§ **Exercise goal**
Take the material below and extract the lines from the one with "Generate a component" through the one with "const DARK = '#606060'", word for word, without pictures.

— Start of Items —

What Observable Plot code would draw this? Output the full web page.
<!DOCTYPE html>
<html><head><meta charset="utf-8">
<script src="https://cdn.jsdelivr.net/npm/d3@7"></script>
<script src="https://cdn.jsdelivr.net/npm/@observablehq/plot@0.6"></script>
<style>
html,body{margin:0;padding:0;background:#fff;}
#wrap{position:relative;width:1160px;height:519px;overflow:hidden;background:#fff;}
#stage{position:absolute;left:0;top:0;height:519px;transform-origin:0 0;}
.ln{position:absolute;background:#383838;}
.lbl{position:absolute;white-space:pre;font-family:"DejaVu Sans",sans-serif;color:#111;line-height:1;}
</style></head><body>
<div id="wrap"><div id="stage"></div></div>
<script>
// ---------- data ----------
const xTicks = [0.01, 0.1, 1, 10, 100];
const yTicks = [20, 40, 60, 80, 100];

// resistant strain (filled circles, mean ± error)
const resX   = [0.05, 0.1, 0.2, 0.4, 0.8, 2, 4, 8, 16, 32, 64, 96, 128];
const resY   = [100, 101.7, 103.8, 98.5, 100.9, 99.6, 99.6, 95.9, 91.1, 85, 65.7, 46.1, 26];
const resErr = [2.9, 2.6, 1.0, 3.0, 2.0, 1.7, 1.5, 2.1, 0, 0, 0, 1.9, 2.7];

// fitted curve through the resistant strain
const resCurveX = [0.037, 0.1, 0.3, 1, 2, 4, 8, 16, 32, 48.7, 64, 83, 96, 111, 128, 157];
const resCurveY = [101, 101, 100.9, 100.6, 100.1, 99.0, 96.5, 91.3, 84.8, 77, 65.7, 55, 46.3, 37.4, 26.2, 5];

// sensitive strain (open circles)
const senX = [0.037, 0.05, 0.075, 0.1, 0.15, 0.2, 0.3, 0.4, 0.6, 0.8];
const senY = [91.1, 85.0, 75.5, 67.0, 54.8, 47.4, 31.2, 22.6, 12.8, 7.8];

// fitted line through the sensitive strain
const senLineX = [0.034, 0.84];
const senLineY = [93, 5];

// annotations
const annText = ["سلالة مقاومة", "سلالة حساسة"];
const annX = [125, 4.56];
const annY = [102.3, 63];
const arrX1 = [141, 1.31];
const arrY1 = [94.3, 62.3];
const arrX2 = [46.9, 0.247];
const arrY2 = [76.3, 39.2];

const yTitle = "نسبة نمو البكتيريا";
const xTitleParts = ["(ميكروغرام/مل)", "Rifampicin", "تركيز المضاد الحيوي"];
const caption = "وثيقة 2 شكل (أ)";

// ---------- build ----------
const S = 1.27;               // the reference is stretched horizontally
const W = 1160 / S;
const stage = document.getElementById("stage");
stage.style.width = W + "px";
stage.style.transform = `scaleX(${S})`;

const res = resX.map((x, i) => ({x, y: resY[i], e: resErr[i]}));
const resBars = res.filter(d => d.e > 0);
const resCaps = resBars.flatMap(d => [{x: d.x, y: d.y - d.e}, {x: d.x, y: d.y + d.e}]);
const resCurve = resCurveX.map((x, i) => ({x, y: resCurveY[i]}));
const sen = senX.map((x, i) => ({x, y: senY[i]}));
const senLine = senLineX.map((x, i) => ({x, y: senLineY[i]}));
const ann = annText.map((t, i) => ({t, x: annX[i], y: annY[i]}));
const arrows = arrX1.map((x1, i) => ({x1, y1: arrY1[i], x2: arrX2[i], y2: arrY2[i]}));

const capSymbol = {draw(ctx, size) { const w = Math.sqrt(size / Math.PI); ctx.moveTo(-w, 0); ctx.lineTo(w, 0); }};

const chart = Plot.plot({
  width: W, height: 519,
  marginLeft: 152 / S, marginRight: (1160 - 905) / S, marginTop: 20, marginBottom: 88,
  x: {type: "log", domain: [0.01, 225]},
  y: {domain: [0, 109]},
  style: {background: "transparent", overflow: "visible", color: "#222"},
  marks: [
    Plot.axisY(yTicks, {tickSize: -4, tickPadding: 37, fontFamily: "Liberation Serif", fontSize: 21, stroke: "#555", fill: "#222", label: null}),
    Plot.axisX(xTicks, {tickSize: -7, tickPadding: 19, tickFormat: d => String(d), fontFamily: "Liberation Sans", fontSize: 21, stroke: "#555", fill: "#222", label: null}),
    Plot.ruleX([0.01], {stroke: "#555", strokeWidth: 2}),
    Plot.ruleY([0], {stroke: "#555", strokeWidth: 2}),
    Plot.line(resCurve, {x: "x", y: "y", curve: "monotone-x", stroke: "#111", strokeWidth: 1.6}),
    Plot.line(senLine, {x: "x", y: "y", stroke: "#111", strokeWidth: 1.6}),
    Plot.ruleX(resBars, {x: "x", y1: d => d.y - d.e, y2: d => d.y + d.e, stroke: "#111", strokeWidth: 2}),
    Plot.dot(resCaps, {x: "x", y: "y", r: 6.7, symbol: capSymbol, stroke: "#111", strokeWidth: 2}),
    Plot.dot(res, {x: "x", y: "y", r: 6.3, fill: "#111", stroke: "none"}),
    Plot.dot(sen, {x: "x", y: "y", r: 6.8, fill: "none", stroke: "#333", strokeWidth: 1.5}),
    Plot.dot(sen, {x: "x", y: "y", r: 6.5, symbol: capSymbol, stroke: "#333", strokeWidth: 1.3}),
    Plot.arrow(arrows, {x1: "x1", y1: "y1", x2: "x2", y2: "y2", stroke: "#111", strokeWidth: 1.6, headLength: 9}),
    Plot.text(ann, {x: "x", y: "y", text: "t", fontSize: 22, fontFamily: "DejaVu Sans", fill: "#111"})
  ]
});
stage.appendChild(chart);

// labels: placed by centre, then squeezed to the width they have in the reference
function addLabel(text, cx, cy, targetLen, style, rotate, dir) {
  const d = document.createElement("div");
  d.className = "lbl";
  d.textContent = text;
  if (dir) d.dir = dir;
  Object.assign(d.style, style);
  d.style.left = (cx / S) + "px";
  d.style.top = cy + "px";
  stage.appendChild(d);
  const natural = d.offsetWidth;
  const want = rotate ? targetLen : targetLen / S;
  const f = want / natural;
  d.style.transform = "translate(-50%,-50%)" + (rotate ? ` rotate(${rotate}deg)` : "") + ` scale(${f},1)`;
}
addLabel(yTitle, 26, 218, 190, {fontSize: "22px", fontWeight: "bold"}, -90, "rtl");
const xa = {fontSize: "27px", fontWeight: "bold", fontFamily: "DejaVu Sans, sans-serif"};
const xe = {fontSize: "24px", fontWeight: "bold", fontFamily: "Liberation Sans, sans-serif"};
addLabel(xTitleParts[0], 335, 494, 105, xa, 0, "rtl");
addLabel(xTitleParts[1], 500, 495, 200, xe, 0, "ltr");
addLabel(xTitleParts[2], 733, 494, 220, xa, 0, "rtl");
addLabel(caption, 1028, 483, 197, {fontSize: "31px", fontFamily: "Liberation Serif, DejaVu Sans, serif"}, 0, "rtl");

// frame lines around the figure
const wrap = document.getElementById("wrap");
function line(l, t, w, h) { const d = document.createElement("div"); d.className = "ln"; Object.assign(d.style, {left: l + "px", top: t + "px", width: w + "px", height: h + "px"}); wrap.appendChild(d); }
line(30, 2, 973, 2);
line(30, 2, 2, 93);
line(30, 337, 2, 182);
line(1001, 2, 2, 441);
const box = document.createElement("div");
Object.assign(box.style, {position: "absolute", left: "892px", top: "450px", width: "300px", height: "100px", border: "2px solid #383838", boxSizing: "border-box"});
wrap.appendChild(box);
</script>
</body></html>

— End of Items —
— Start of Items —

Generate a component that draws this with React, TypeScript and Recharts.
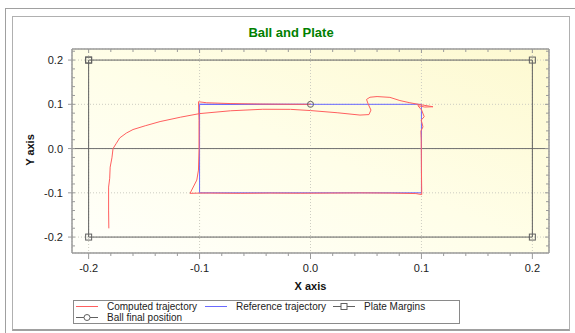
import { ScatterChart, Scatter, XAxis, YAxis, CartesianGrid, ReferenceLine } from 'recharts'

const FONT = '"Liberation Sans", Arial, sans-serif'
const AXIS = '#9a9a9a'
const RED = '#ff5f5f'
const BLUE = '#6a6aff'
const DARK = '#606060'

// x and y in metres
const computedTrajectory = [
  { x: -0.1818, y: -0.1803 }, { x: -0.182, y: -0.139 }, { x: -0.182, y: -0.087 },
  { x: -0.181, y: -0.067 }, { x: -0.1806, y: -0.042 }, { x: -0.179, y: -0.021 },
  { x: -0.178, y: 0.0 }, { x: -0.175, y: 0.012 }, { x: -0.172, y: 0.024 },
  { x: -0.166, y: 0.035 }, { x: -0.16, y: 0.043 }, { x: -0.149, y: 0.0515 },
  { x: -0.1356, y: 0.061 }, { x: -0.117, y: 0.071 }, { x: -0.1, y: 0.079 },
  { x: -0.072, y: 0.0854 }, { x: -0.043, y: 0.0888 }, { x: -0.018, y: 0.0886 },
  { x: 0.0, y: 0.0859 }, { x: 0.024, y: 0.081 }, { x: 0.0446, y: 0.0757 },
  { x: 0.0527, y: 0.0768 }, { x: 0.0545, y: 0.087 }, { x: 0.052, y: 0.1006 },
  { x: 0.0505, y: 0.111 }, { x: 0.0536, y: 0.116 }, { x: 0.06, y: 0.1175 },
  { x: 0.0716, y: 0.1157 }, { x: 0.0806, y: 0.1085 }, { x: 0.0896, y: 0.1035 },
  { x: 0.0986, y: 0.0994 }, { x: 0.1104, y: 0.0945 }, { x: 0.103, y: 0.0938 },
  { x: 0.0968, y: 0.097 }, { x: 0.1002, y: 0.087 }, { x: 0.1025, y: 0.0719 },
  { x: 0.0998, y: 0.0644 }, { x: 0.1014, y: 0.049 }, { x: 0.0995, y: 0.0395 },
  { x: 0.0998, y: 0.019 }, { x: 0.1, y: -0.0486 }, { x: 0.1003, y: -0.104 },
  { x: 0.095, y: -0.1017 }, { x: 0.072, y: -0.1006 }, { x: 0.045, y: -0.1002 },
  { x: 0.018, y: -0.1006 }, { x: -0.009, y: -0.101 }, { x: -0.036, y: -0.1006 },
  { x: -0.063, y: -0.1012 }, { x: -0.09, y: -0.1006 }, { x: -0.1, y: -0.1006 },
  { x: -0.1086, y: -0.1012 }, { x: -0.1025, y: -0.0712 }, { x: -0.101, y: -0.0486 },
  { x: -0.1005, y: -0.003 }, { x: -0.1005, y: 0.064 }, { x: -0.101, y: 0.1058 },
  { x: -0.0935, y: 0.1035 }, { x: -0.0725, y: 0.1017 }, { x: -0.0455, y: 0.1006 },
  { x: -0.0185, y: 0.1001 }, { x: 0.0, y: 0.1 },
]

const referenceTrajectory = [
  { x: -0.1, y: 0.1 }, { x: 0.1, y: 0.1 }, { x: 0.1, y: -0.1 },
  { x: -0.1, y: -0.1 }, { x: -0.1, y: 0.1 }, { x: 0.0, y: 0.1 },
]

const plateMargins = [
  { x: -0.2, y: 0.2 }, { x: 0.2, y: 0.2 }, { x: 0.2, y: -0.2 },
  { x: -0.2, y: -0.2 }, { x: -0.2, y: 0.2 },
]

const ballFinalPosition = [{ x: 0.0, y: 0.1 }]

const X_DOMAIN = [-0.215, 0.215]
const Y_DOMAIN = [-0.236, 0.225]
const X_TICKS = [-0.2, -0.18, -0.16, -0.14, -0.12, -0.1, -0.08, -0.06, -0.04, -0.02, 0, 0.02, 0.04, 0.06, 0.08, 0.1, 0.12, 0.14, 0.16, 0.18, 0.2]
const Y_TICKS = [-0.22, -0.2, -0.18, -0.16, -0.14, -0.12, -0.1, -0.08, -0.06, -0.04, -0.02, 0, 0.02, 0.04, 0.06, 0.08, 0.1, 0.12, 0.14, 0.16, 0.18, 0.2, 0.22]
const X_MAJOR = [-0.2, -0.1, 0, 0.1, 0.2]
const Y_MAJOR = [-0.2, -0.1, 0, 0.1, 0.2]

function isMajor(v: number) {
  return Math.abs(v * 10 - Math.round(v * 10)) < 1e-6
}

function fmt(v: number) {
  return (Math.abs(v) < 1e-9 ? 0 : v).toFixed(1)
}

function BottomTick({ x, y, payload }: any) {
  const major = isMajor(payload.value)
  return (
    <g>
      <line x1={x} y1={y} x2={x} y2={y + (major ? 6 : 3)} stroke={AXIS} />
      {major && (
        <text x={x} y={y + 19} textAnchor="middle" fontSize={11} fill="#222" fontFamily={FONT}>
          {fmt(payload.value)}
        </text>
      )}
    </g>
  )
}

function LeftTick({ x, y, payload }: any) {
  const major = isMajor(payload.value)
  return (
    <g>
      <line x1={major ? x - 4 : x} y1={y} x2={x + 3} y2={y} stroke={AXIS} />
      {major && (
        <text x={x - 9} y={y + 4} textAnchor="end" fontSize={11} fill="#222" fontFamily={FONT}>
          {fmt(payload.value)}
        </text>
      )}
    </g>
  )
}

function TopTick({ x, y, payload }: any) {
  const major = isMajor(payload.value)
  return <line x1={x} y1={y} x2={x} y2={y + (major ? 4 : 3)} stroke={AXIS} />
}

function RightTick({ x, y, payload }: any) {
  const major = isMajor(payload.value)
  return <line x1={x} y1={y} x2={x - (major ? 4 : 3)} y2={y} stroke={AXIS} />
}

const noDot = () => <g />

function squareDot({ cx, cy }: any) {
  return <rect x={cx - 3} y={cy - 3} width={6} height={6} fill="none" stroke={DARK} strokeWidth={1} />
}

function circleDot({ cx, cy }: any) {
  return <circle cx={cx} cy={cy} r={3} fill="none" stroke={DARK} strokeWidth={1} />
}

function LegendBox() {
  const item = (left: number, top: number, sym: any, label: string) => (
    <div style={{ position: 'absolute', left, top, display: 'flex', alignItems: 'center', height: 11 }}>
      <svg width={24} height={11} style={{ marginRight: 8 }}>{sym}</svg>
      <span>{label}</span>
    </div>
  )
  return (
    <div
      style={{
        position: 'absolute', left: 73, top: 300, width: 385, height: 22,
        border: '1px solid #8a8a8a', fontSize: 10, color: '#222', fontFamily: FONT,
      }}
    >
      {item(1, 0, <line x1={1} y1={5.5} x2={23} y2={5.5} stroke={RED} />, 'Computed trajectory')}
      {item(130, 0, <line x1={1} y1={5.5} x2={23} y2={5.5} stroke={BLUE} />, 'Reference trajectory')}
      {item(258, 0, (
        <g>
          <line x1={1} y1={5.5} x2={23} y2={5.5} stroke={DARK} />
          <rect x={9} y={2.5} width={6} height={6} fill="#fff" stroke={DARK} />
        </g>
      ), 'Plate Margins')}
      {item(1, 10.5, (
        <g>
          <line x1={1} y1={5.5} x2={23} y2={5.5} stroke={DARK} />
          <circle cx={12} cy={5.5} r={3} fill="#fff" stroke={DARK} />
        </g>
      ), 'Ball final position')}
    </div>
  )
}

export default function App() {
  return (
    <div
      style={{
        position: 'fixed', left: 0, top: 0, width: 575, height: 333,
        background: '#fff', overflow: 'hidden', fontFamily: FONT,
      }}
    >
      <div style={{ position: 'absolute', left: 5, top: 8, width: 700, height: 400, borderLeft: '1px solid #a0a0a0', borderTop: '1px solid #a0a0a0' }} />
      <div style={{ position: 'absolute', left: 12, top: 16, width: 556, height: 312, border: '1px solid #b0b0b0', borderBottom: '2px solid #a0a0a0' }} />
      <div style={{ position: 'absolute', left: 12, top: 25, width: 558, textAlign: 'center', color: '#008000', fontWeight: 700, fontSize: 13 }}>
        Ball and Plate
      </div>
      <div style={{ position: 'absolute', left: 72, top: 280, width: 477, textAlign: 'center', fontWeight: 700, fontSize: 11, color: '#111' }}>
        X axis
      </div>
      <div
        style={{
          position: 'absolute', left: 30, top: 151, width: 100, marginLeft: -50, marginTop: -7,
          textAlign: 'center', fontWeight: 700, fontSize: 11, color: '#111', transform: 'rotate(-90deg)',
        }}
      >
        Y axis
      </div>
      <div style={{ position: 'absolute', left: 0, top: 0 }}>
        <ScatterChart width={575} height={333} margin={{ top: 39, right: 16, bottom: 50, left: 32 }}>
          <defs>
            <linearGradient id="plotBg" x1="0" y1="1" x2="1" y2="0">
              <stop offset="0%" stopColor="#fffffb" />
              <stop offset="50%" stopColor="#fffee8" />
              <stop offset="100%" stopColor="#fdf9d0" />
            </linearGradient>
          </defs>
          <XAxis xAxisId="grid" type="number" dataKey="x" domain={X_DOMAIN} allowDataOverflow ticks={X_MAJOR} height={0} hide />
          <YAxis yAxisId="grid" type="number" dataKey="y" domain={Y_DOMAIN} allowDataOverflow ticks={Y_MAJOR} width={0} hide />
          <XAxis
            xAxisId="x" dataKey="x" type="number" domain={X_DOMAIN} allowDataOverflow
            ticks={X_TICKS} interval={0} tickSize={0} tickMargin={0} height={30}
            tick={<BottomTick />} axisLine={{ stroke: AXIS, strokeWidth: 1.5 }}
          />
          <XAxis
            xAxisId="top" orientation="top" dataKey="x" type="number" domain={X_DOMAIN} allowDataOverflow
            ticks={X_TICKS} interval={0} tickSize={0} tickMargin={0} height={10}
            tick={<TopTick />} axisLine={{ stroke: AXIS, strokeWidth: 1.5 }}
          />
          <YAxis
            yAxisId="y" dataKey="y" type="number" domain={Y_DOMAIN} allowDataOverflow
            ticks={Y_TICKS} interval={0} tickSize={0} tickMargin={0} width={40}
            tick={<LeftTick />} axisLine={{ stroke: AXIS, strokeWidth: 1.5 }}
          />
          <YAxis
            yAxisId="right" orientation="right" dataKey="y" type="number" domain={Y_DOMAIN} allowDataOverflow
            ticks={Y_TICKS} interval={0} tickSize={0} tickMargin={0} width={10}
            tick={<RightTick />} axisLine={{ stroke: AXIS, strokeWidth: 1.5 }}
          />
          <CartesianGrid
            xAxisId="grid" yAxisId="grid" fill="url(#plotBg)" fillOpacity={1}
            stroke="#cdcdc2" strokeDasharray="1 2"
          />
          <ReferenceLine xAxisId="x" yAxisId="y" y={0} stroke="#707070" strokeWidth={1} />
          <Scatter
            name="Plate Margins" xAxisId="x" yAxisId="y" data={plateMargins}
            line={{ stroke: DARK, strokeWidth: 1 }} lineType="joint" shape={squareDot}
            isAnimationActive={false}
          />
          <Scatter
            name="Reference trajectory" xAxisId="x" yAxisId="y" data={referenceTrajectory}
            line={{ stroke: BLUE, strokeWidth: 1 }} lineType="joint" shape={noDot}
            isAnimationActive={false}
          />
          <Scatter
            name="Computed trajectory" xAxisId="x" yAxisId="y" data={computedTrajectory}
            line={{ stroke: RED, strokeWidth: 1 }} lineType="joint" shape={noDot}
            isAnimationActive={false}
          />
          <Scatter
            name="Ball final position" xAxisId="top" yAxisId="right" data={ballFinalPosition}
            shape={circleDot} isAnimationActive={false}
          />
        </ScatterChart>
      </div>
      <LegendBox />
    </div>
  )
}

— End of Items —

§ **Written solution**
Generate a component that draws this with React, TypeScript and Recharts.
import { ScatterChart, Scatter, XAxis, YAxis, CartesianGrid, ReferenceLine } from 'recharts'

const FONT = '"Liberation Sans", Arial, sans-serif'
const AXIS = '#9a9a9a'
const RED = '#ff5f5f'
const BLUE = '#6a6aff'
const DARK = '#606060'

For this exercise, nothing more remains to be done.